§ **WRITTEN TASK**: Please give back word for word the lines below, from the first one through the one with "import seaborn as sns".

§ **DATA SHOWN**:
......

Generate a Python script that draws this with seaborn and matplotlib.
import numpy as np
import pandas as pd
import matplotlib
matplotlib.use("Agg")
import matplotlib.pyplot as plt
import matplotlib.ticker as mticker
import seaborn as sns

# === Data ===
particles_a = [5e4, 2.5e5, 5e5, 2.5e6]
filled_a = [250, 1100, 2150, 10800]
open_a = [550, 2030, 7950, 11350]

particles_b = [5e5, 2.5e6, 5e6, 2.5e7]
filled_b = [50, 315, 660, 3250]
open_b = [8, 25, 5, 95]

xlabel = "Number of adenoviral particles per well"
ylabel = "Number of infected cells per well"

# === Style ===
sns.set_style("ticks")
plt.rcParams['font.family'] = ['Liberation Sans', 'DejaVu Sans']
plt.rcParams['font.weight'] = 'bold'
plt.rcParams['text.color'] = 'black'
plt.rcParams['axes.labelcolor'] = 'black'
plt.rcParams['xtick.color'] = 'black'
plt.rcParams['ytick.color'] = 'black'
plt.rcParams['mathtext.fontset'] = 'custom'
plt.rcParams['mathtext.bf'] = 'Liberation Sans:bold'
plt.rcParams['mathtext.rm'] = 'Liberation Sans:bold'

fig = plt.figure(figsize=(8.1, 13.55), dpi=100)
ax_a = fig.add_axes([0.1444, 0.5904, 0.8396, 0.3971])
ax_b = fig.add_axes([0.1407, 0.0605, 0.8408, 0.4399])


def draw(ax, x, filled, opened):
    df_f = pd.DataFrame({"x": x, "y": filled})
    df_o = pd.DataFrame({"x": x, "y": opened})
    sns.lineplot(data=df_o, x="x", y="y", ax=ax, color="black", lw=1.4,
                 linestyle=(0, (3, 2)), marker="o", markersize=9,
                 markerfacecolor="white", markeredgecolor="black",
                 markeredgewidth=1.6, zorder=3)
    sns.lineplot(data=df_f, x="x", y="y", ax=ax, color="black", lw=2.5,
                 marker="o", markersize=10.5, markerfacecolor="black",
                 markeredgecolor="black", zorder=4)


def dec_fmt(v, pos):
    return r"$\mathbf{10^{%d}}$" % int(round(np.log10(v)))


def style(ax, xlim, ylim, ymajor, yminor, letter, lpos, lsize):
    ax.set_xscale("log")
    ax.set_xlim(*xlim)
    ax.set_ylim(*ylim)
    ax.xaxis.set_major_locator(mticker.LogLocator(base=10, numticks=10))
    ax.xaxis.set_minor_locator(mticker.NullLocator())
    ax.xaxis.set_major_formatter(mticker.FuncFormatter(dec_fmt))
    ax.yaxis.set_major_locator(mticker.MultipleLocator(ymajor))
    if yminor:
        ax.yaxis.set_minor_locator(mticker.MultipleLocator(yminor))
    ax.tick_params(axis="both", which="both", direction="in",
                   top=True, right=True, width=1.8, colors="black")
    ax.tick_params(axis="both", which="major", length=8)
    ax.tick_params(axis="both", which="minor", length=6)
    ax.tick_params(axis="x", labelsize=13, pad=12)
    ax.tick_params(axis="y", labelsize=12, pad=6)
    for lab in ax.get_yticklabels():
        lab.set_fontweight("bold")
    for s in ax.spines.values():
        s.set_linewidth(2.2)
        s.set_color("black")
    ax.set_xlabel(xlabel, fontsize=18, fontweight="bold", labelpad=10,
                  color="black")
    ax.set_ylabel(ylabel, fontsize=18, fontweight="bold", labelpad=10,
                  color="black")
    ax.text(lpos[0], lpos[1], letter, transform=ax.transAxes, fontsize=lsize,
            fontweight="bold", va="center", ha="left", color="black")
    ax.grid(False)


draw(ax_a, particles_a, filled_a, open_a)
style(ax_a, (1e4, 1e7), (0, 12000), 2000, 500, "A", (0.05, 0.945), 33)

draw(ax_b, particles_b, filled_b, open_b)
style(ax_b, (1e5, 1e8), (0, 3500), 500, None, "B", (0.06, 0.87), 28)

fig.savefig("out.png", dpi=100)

......

§ **RESULT OF THIS TASK**:
Generate a Python script that draws this with seaborn and matplotlib.
import numpy as np
import pandas as pd
import matplotlib
matplotlib.use("Agg")
import matplotlib.pyplot as plt
import matplotlib.ticker as mticker
import seaborn as sns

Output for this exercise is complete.